Oct 31

La folie autodestructrice du protestantisme

Le principe protestant (Sola Scriptura)

L’autorité de l’Église est inutile pour comprendre le texte sacré, déclare le Protestantisme. Chaque chrétien n’a besoin que d’écouter au dedans de lui-même. Hélas ! n’est-il pas clair qu’il n’y entendra, le plus souvent, que ses passions et ses délires ? Par cette seule erreur, n’eût-il commis que celle-là, le Protestantisme s’est réprouvé, s’est condamné lui-même, posant un principe par lequel il s’auto-détruit.

La Bible n’est pas simple à comprendre

Pour apprécier sur ce point la folie du Protestantisme, il n’est point nécessaire d’être théologien ni même catholique. Il suffit de lire l’Écriture sous l’angle de la littérature ou de la philosophie.

Voici un ouvrage qui n’est pas un livre, mais un recueil de livres. Il renferme plusieurs milliers d’années dans un étroit tableau. Il annonce même l’avenir le plus lointain, embrassant l’origine et la destinée de l’homme et de l’univers. A l’histoire d’un peuple choisi, il entremêle le récit des révolutions des grands empires. A côté de la puissance et de la splendeur des monarques de l’Orient, il peint en traits naïf la simplicité des mœurs domestiques, la candeur et l’innocence d’un peuple enfant. L’historien raconte, le sage énonce tranquillement ses sentences, l’apôtre prêche, le docteur enseigne et dispute.
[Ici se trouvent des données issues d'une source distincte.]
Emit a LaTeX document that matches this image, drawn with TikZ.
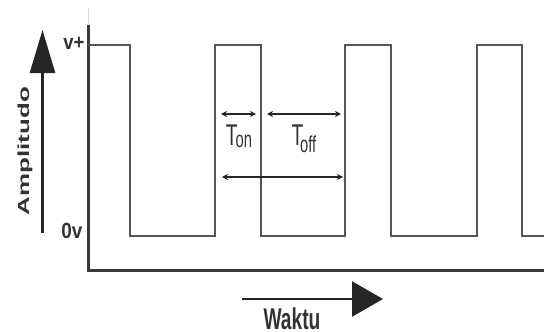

Ici le prophète, subjugué par l’Esprit divin, tonne contre la corruption et l’égarement du peuple, annonce les vengeances du Dieu du Sinaï, ou pleure la captivité de ses frères. il décrit les magnifiques spectacles qui se sont déroulés à ses yeux dans des moments d’extase, à travers des figures et des visions énigmatiques.

Les récits les plus variés se succèdent, rédigés dans des langues diverses, à des époques et dans des pays différents, au milieu des circonstances les plus singulières et les plus extraordinaires, faisant succéder la majesté du style épique au ton pacifique de la pastorale, l’ode ou le drame à la simple narration naïve.

Eh quoi ! Tout cela ne bouleversera point la tête orgueilleuse qui interrogera ces pages au hasard, ignorant la variété des temps, des lieux, des coutumes et des législations ?

Difficultés multiples

On sera déconcerté par les allusions, surpris par les images, aveuglé par les idiotismes ; on entendra parler dans un idiome moderne l’Hébreu ou le Grec qui écrivirent dans des siècles si reculés : quels effets tout cela produira-t-il sur l’esprit d’un lecteur qui croit que l’Écriture sacrée est un livre facile, se prêtant sans peine à l’intelligence de tous ?

Persuadé qu’il n’a nul besoin de l’instruction d’autrui, le lecteur devra résoudre toutes les difficultés par ses propres réflexions. Ou bien il se recueillera en lui-même et prêtera l’oreille à une libre inspiration qui ne saurait lui manquer. Qui s’étonnera, après cela, que l’on ait vu surgir du sein du Protestantisme tant de visionnaires ridicules et tant de fanatiques furieux ? […]

 Conséquences catastrophiques

On vit alors avec la dernière évidence qu’il n’est pas de pire abus que celui qu’on fait des choses les meilleures. Ce livre ineffable, qui répand tant de lumières pour l’intelligence et tant de consolations pour le cœur, se révéla périlleux pour les orgueilleux. Encore plus dangereux pour ceux qui joignaient au rejet de l’autorité l’idée trompeuse que l’Écriture sainte est claire dans toutes ses parties ou qu’une inspiration céleste vient nécessairement dissiper les doutes. Que dire, enfin, lorsqu’on parcourait ces pages avec la démangeaison d’y trouver à tout prix un texte qui puisse appuyer, plus ou moins torturé, telle intuition originale, tel système idéologique ou tel projet utopique ?

Lorsque les fondateurs du Protestantisme imaginèrent de placer la Bible aux mains de tout le monde, accréditant l’illusion que tout chrétien serait capable de l’interpréter, ils montrèrent une complète ignorance de ce qu’est la sainte Écriture. En réalité, cette faute était pourtant inévitable. Tout obstacle opposé à l’entière liberté d’interprétation du texte sacré aurait été une inconséquence de la part du Protestantisme, une apostasie de ses propres principes, un reniement de son origine. En même temps, cette logique est sa condamnation la plus décisive. Quels sont, en effet, les titres d’une religion dont le prélude fondamental contient le germe des sectes les plus nuisibles à la société ?

d’après Jacques Balmès,
Le Protestantisme comparé au Catholicisme (1844), ch. 7.